- _Stated goal_
Extract everything from the first line through the line with "const daySeparatorBar = 265;", both ends included, except for any pictures.

- _Data provided_

════════════════

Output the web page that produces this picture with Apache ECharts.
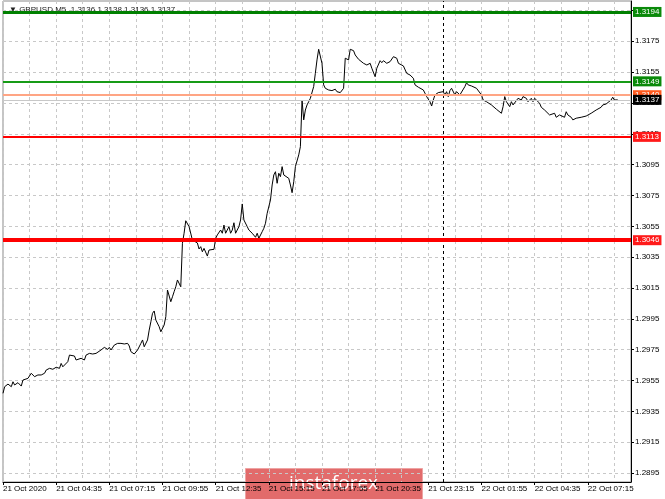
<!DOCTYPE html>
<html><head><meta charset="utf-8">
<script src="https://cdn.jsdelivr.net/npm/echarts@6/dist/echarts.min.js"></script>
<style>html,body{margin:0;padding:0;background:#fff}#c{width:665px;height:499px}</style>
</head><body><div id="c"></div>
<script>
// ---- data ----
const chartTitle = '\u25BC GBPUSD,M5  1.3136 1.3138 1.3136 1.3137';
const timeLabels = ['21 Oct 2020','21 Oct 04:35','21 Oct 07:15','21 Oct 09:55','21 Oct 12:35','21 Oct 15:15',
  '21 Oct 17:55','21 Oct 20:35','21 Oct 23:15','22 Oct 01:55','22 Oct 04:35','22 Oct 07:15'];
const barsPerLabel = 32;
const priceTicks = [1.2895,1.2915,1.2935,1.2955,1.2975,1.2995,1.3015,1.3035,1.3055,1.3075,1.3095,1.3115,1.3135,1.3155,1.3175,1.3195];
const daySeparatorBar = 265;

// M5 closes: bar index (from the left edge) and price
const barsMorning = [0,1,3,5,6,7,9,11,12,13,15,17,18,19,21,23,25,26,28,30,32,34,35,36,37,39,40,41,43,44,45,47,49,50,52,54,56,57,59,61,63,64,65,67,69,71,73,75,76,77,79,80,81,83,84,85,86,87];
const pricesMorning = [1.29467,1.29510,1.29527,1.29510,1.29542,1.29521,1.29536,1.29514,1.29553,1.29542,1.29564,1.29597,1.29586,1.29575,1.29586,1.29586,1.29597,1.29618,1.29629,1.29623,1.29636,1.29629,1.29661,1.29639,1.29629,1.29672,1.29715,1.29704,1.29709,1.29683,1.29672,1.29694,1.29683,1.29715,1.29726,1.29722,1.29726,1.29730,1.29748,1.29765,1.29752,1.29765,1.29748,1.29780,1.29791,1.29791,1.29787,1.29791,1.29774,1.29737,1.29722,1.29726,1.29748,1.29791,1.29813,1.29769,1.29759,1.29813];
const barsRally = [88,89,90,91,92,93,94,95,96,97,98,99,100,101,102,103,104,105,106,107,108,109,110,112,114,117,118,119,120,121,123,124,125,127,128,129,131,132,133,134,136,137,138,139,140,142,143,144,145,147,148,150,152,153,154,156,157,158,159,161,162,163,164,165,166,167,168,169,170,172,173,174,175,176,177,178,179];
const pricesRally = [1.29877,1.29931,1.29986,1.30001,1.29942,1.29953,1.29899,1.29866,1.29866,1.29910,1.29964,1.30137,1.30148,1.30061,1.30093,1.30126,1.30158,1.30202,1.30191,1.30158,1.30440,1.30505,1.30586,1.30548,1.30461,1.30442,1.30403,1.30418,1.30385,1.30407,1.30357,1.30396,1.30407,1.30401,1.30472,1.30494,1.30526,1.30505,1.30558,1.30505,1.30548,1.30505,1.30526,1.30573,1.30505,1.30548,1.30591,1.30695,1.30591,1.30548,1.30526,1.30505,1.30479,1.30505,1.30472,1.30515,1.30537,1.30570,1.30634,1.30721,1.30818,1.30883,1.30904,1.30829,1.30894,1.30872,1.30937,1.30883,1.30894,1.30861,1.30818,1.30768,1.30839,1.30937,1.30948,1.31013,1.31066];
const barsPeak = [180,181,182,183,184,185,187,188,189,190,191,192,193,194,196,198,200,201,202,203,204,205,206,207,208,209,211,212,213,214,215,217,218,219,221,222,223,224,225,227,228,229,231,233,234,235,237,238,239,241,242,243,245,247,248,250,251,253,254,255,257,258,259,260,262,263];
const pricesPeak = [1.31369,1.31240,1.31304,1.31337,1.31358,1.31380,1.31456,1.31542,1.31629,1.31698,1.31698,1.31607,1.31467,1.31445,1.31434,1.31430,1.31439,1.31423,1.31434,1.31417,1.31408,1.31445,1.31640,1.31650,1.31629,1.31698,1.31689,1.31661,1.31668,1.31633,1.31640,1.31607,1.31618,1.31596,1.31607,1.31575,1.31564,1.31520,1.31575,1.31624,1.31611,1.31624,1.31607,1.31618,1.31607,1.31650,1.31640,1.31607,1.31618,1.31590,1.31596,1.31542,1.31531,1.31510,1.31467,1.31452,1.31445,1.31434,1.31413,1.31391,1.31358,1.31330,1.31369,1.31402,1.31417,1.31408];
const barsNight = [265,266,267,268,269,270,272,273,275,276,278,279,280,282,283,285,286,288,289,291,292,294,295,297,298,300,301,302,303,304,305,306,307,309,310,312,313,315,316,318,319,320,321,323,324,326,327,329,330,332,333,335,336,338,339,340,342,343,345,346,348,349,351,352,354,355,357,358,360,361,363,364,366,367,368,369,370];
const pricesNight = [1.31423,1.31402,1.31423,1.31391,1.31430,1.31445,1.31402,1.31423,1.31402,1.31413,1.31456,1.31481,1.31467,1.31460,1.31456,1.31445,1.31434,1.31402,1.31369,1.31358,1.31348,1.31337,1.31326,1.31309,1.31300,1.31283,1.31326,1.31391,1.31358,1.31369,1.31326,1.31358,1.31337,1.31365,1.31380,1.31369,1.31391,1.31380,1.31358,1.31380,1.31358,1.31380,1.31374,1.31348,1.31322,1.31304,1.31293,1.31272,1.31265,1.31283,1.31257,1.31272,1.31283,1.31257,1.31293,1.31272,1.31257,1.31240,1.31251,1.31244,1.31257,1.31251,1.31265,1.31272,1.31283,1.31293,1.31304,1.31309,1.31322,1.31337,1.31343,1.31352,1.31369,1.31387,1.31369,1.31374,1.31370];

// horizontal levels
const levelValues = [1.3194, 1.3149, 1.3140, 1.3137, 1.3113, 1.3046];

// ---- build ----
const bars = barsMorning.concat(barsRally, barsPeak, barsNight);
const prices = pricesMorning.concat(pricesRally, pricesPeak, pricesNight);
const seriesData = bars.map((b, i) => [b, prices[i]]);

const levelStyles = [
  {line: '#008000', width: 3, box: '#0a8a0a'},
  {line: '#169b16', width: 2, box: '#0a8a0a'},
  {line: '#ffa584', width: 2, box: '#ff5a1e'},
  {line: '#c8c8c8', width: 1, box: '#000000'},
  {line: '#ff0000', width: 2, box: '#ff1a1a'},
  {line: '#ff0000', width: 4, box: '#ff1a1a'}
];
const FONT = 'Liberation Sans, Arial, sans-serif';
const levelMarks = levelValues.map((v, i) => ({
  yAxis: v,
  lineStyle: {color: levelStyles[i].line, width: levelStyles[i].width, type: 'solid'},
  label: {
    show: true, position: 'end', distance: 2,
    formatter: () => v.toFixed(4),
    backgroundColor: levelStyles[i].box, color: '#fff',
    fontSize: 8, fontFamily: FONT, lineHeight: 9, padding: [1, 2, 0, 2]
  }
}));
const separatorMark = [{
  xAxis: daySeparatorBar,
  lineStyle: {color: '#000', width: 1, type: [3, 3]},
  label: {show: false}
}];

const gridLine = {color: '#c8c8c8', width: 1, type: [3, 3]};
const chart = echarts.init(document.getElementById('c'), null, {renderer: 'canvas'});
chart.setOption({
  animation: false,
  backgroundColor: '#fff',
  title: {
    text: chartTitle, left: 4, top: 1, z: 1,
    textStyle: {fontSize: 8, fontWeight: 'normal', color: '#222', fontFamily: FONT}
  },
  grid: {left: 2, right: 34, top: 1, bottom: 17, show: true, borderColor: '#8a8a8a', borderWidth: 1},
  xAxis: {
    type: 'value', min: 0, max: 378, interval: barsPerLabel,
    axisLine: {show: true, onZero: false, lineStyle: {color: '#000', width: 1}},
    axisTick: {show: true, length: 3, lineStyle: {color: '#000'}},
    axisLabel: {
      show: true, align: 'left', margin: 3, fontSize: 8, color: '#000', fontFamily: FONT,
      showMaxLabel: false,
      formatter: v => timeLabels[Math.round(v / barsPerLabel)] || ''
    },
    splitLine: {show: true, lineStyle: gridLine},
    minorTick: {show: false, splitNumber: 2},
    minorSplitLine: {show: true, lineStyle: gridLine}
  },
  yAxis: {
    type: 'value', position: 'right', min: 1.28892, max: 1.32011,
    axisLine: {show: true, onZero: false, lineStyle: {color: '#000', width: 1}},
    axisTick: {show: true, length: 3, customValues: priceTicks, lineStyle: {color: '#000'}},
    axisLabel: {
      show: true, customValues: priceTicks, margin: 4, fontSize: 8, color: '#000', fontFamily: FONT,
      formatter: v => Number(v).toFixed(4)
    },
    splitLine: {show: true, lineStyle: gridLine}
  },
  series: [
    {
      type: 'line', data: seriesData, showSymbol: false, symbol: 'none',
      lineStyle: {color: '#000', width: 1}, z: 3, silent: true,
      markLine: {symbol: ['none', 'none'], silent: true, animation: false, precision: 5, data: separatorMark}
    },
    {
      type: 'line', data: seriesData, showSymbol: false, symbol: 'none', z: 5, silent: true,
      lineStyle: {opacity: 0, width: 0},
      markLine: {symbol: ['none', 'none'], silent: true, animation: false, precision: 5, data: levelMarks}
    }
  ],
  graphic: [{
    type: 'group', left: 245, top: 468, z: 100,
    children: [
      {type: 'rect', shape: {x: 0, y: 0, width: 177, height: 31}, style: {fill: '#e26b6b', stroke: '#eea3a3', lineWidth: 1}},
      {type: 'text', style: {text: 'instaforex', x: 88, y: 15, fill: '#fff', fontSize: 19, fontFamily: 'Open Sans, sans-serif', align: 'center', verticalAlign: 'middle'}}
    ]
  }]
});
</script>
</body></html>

════════════════

- _Exercise result_
Output the web page that produces this picture with Apache ECharts.
<!DOCTYPE html>
<html><head><meta charset="utf-8">
<script src="https://cdn.jsdelivr.net/npm/echarts@6/dist/echarts.min.js"></script>
<style>html,body{margin:0;padding:0;background:#fff}#c{width:665px;height:499px}</style>
</head><body><div id="c"></div>
<script>
// ---- data ----
const chartTitle = '\u25BC GBPUSD,M5  1.3136 1.3138 1.3136 1.3137';
const timeLabels = ['21 Oct 2020','21 Oct 04:35','21 Oct 07:15','21 Oct 09:55','21 Oct 12:35','21 Oct 15:15',
  '21 Oct 17:55','21 Oct 20:35','21 Oct 23:15','22 Oct 01:55','22 Oct 04:35','22 Oct 07:15'];
const barsPerLabel = 32;
const priceTicks = [1.2895,1.2915,1.2935,1.2955,1.2975,1.2995,1.3015,1.3035,1.3055,1.3075,1.3095,1.3115,1.3135,1.3155,1.3175,1.3195];
const daySeparatorBar = 265;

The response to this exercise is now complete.